Um, no. Just telling you what happened. Why wouldn’t you believe me? Do I have a reputation for lying?
All I know is, your audience apparently had a very different reaction than my audience had. Different demographics? Time of day? Part of the country?
L.A. Saturday afternoon. Two weekends ago. Mostly 25+, split evenly male/female. Smallish house (approx. 120 seats). Maybe 75% full.
Audience reaction was muted throughout. Catcalls, grumbling and confusion at the end. The girl sitting to my left (who’d seen the film before) had to explain to her friends that there weren’t any credits and that it was OK to leave. Several people thought the film was broken. General reaction seemed to be that the film amateurish and, more importantly, wasn’t scary.

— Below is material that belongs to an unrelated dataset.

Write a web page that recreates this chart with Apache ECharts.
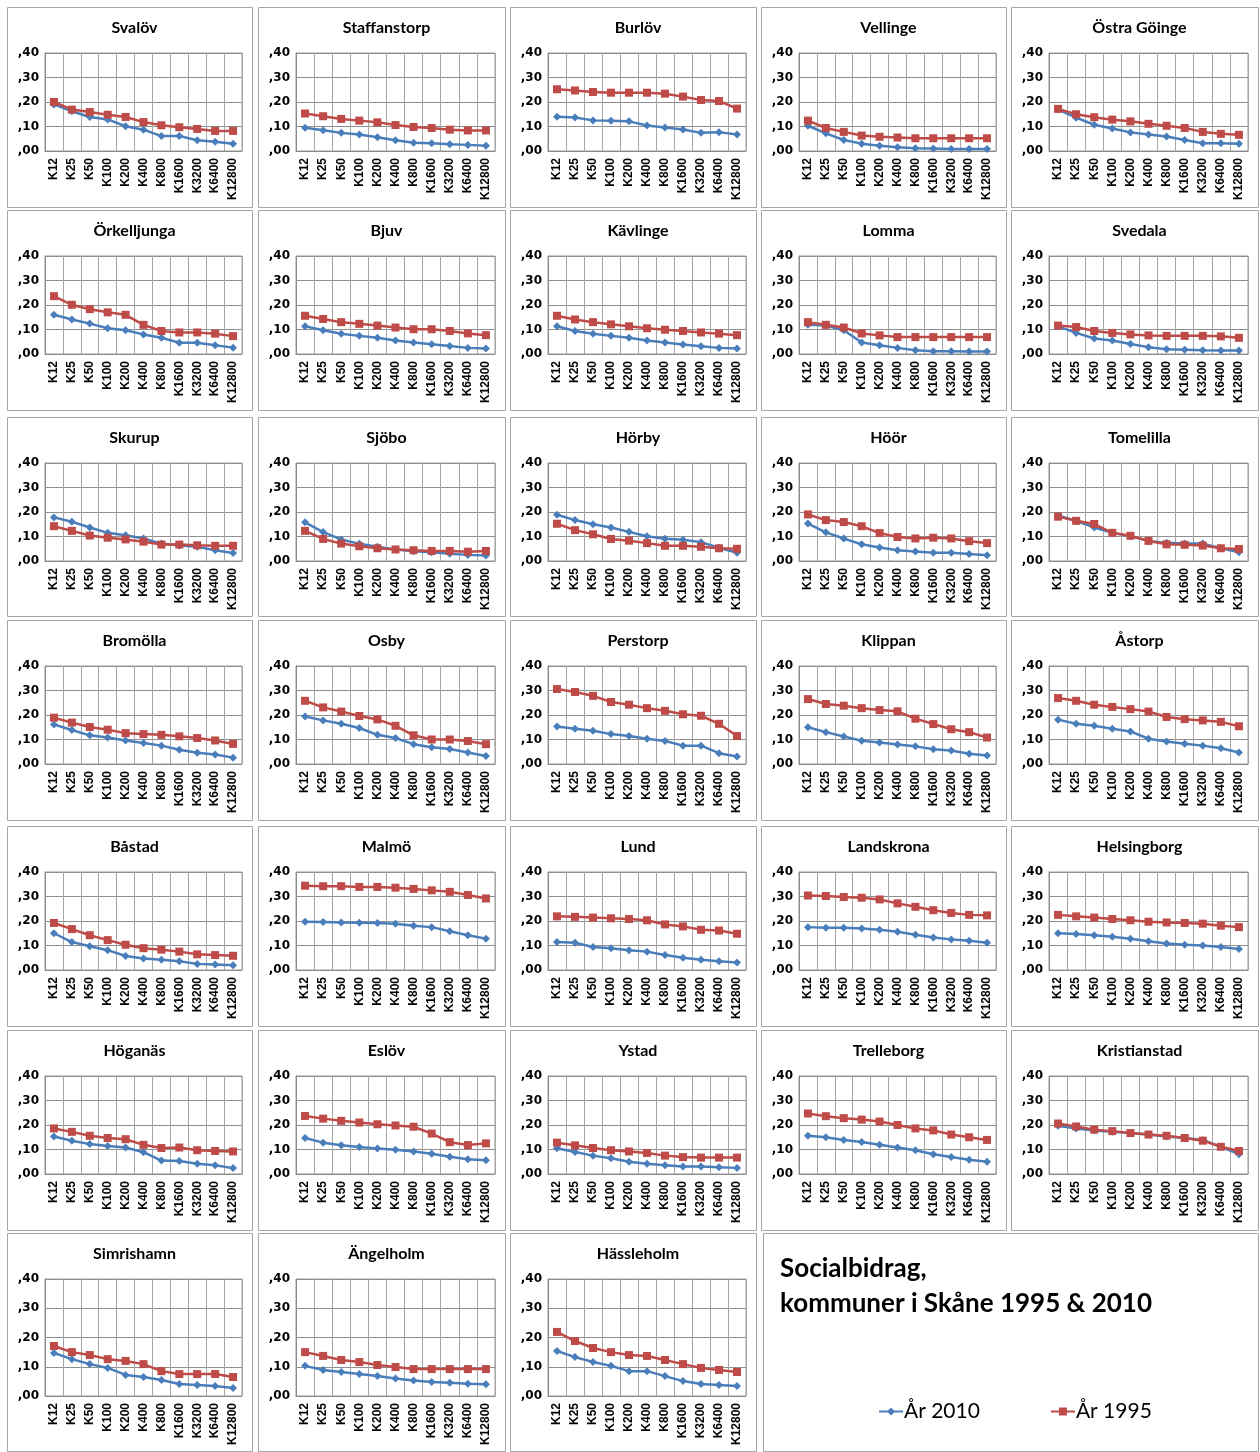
<!DOCTYPE html>
<html>
<head>
<meta charset="utf-8">
<script src="https://cdn.jsdelivr.net/npm/echarts@6/dist/echarts.min.js"></script>
<style>
html,body{margin:0;padding:0;background:#fff;}
#c{width:1260px;height:1452px;}
</style>
</head>
<body>
<div id="c"></div>
<script>
const categories = ['K12','K25','K50','K100','K200','K400','K800','K1600','K3200','K6400','K12800'];
const yTicks = [0, 0.1, 0.2, 0.3, 0.4];
const names = ['Svalöv','Staffanstorp','Burlöv','Vellinge','Östra Göinge',
  'Örkelljunga','Bjuv','Kävlinge','Lomma','Svedala',
  'Skurup','Sjöbo','Hörby','Höör','Tomelilla',
  'Bromölla','Osby','Perstorp','Klippan','Åstorp',
  'Båstad','Malmö','Lund','Landskrona','Helsingborg',
  'Höganäs','Eslöv','Ystad','Trelleborg','Kristianstad',
  'Simrishamn','Ängelholm','Hässleholm'];
const seriesNames = ['År 2010','År 1995'];
const v2010 = [
  [0.190,0.162,0.139,0.129,0.101,0.087,0.061,0.061,0.044,0.038,0.030],
  [0.095,0.085,0.074,0.067,0.056,0.044,0.034,0.032,0.028,0.025,0.021],
  [0.140,0.137,0.125,0.123,0.121,0.104,0.096,0.088,0.074,0.077,0.067],
  [0.103,0.072,0.045,0.030,0.021,0.015,0.011,0.010,0.008,0.008,0.008],
  [0.169,0.136,0.107,0.092,0.076,0.067,0.059,0.045,0.032,0.032,0.030],
  [0.160,0.141,0.124,0.105,0.097,0.080,0.066,0.046,0.046,0.036,0.026],
  [0.113,0.097,0.083,0.074,0.066,0.055,0.047,0.040,0.033,0.025,0.022],
  [0.113,0.094,0.083,0.074,0.066,0.055,0.047,0.039,0.032,0.025,0.022],
  [0.119,0.116,0.097,0.047,0.036,0.025,0.015,0.011,0.011,0.010,0.010],
  [0.113,0.086,0.063,0.055,0.041,0.028,0.019,0.017,0.015,0.014,0.014],
  [0.178,0.160,0.137,0.115,0.105,0.092,0.071,0.063,0.058,0.044,0.033],
  [0.158,0.118,0.088,0.070,0.058,0.047,0.040,0.036,0.030,0.025,0.022],
  [0.189,0.167,0.150,0.137,0.119,0.101,0.091,0.087,0.077,0.054,0.034],
  [0.153,0.117,0.092,0.068,0.055,0.044,0.039,0.034,0.034,0.029,0.023],
  [0.186,0.163,0.137,0.115,0.101,0.082,0.074,0.071,0.071,0.052,0.036],
  [0.161,0.139,0.117,0.108,0.096,0.086,0.075,0.058,0.046,0.039,0.026],
  [0.194,0.178,0.164,0.147,0.119,0.106,0.081,0.068,0.061,0.047,0.033],
  [0.153,0.144,0.136,0.122,0.114,0.103,0.094,0.075,0.075,0.044,0.031],
  [0.150,0.130,0.112,0.095,0.088,0.080,0.072,0.060,0.055,0.042,0.035],
  [0.181,0.164,0.156,0.144,0.133,0.103,0.092,0.083,0.075,0.064,0.047],
  [0.150,0.114,0.097,0.081,0.057,0.047,0.042,0.036,0.025,0.022,0.019],
  [0.197,0.196,0.194,0.193,0.192,0.189,0.181,0.175,0.158,0.142,0.128],
  [0.114,0.111,0.094,0.089,0.081,0.075,0.061,0.050,0.042,0.036,0.031],
  [0.175,0.172,0.172,0.169,0.164,0.156,0.144,0.133,0.125,0.119,0.111],
  [0.150,0.147,0.142,0.136,0.128,0.117,0.108,0.103,0.100,0.094,0.086],
  [0.153,0.136,0.122,0.114,0.108,0.089,0.055,0.053,0.042,0.036,0.024],
  [0.147,0.128,0.117,0.110,0.104,0.099,0.092,0.083,0.070,0.060,0.056],
  [0.105,0.090,0.075,0.064,0.050,0.042,0.036,0.031,0.031,0.028,0.025],
  [0.156,0.150,0.139,0.131,0.119,0.108,0.097,0.081,0.069,0.058,0.050],
  [0.197,0.186,0.178,0.172,0.167,0.161,0.153,0.147,0.139,0.111,0.081],
  [0.147,0.126,0.109,0.096,0.072,0.065,0.055,0.041,0.038,0.034,0.027],
  [0.103,0.089,0.082,0.075,0.068,0.060,0.053,0.048,0.045,0.042,0.040],
  [0.154,0.133,0.116,0.103,0.085,0.085,0.068,0.051,0.041,0.038,0.034]
];
const v1995 = [
  [0.200,0.169,0.159,0.148,0.139,0.118,0.105,0.097,0.090,0.082,0.082],
  [0.153,0.142,0.131,0.124,0.117,0.106,0.098,0.094,0.087,0.084,0.084],
  [0.252,0.247,0.241,0.238,0.238,0.238,0.234,0.222,0.208,0.204,0.173],
  [0.124,0.094,0.078,0.063,0.058,0.055,0.052,0.052,0.052,0.052,0.052],
  [0.172,0.150,0.138,0.128,0.121,0.111,0.103,0.094,0.078,0.070,0.066],
  [0.236,0.201,0.183,0.170,0.160,0.119,0.094,0.088,0.088,0.083,0.073],
  [0.156,0.143,0.130,0.123,0.116,0.108,0.101,0.101,0.094,0.084,0.077],
  [0.156,0.141,0.130,0.121,0.113,0.105,0.099,0.094,0.088,0.083,0.077],
  [0.130,0.119,0.108,0.084,0.076,0.069,0.069,0.069,0.069,0.069,0.069],
  [0.116,0.110,0.094,0.086,0.080,0.076,0.074,0.074,0.074,0.072,0.066],
  [0.142,0.123,0.104,0.095,0.088,0.079,0.067,0.067,0.064,0.062,0.062],
  [0.123,0.090,0.071,0.060,0.052,0.047,0.044,0.041,0.041,0.038,0.041],
  [0.152,0.126,0.109,0.090,0.083,0.073,0.062,0.062,0.058,0.052,0.050],
  [0.190,0.167,0.159,0.142,0.114,0.098,0.092,0.095,0.092,0.081,0.073],
  [0.181,0.164,0.151,0.115,0.103,0.082,0.068,0.066,0.063,0.052,0.049],
  [0.189,0.169,0.151,0.140,0.126,0.122,0.119,0.113,0.106,0.096,0.082],
  [0.258,0.231,0.214,0.196,0.182,0.156,0.117,0.100,0.100,0.094,0.081],
  [0.306,0.294,0.278,0.253,0.242,0.228,0.217,0.203,0.197,0.164,0.114],
  [0.265,0.245,0.238,0.228,0.220,0.215,0.185,0.163,0.142,0.130,0.108],
  [0.269,0.258,0.242,0.233,0.224,0.214,0.192,0.183,0.178,0.172,0.154],
  [0.192,0.167,0.142,0.122,0.103,0.089,0.083,0.075,0.064,0.061,0.058],
  [0.344,0.342,0.342,0.339,0.339,0.336,0.331,0.325,0.319,0.306,0.292],
  [0.219,0.217,0.214,0.211,0.208,0.203,0.186,0.178,0.164,0.161,0.148],
  [0.304,0.302,0.298,0.295,0.288,0.272,0.258,0.244,0.233,0.225,0.223],
  [0.225,0.219,0.214,0.208,0.203,0.197,0.194,0.192,0.189,0.181,0.175],
  [0.186,0.172,0.156,0.147,0.142,0.119,0.106,0.108,0.097,0.094,0.092],
  [0.237,0.226,0.217,0.210,0.203,0.198,0.193,0.165,0.130,0.118,0.125],
  [0.128,0.117,0.106,0.097,0.092,0.086,0.075,0.069,0.067,0.067,0.067],
  [0.247,0.236,0.228,0.222,0.214,0.200,0.186,0.178,0.161,0.150,0.139],
  [0.206,0.194,0.181,0.175,0.167,0.161,0.156,0.147,0.136,0.111,0.094],
  [0.171,0.150,0.140,0.126,0.120,0.109,0.085,0.075,0.075,0.075,0.065],
  [0.150,0.137,0.123,0.116,0.106,0.099,0.092,0.092,0.092,0.092,0.092],
  [0.219,0.188,0.164,0.150,0.140,0.137,0.123,0.109,0.096,0.089,0.082]
];

// layout (pixels)
const cols = [[7,252],[258,505],[510,756],[761,1006],[1011,1258]];
const rows = [[7,207],[210,410],[417,616],[620,820],[826,1026],[1030,1230],[1233,1451]];

const chart = echarts.init(document.getElementById('c'), null, {renderer:'canvas'});
const grids = [], xAxes = [], yAxes = [], series = [], titles = [], graphics = [];
const blue = '#4a7ebb', red = '#be4b48';

names.forEach((name, i) => {
  const r = Math.floor(i / 5), c = i % 5;
  const [x0, x1] = cols[c], [y0, y1] = rows[r];
  const h = r === 6 ? 117 : 98;
  graphics.push({type:'rect', shape:{x:x0+0.5, y:y0+0.5, width:x1-x0, height:y1-y0},
    style:{fill:'none', stroke:'#a6a6a6', lineWidth:1}, silent:true, z:-1});
  titles.push({text:name, left:(x0+x1)/2, top:y0+8, textAlign:'center',
    textStyle:{fontFamily:'Lato', fontWeight:'bold', fontSize:16, color:'#000'}});
  grids.push({left:x0+38, top:y0+46, width:(x1-x0)-48, height:h, show:true,
    borderColor:'#9a9a9a', borderWidth:1, backgroundColor:'#fff'});
  xAxes.push({type:'category', gridIndex:i, data:categories, boundaryGap:true,
    axisLine:{show:true, lineStyle:{color:'#8a8a8a'}}, axisTick:{show:false},
    splitLine:{show:true, interval:0, lineStyle:{color:'#a6a6a6', width:1}},
    axisLabel:{interval:0, rotate:90, margin:7, fontFamily:'Liberation Sans', fontWeight:'bold', fontSize:12, color:'#000'}});
  yAxes.push({type:'value', gridIndex:i, min:yTicks[0], max:yTicks[yTicks.length-1], interval:0.1,
    axisLine:{show:true, lineStyle:{color:'#8a8a8a'}}, axisTick:{show:false},
    splitLine:{show:true, lineStyle:{color:'#8f8f8f', width:1}},
    axisLabel:{margin:6, fontFamily:'DejaVu Sans', fontWeight:'bold', fontSize:12, color:'#000',
      formatter: v => ',' + String(Math.round(v*100)).padStart(2,'0')}});
  series.push({name:seriesNames[0], type:'line', xAxisIndex:i, yAxisIndex:i, data:v2010[i],
    symbol:'diamond', symbolSize:8, itemStyle:{color:blue}, lineStyle:{color:blue, width:2.5}, animation:false, z:2});
  series.push({name:seriesNames[1], type:'line', xAxisIndex:i, yAxisIndex:i, data:v1995[i],
    symbol:'rect', symbolSize:8, itemStyle:{color:red}, lineStyle:{color:red, width:2.5}, animation:false, z:3});
});

// legend / title panel
graphics.push({type:'rect', shape:{x:763.5, y:1233.5, width:495, height:218},
  style:{fill:'none', stroke:'#a6a6a6', lineWidth:1}, silent:true, z:-1});
titles.push({text:'Socialbidrag,\nkommuner i Skåne 1995 & 2010', left:775, top:1246,
  textStyle:{fontFamily:'Lato', fontWeight:'bold', fontSize:26, lineHeight:35, color:'#000'}});

chart.setOption({
  animation:false,
  backgroundColor:'#fff',
  title:titles,
  grid:grids,
  xAxis:xAxes,
  yAxis:yAxes,
  series:series,
  graphic:graphics,
  legend:{data:seriesNames, left:873, top:1396, itemGap:70, itemWidth:24, itemHeight:10,
    textStyle:{fontFamily:'Lato', fontSize:21, color:'#000', padding:[0,0,0,-4]}}
});
</script>
</body>
</html>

Yeah, I saw it in Los Angeles on a Thursday night also two weekends ago, also probably in with an audience that was largely 21-35, in a big house at The Grove. And this audience ate it up, completely with it from beginning to end.
If you can explain such a widely divergent audience response, I’d be interested to hear it.
Thankfully, the film is far from amateurish and quite scary, so the problem was with your audience, not mine. (yes, that’s half-ironic).
“If you can explain such a widely divergent audience response, I’d be interested to hear it.”
Not too hard, I don’t think.
Saturday afternoon audience is more likely to be casual filmgoers. Thursday night, primarily hardcore movie lovers.
Hell, even in high school, I tried to avoid the weekend crowd and see movies on school nights.
I’m not sure that’s fully it either. My crowd — Saturday evening at the Sherman Oaks Arclight — was the very definition of suburban casual moviegoers, and they ate it up.
Speaking of horror, I watched Trick R Treat last night. We all thought it was “okay,” but not much more than that. Surely there was money to be made in theatrical. But I totally don’t see the nerd hype on this one. It was a relatively lazy, kind of stupid movie that looked great and had some fun performances.
I agree with that re: Trick r Treat.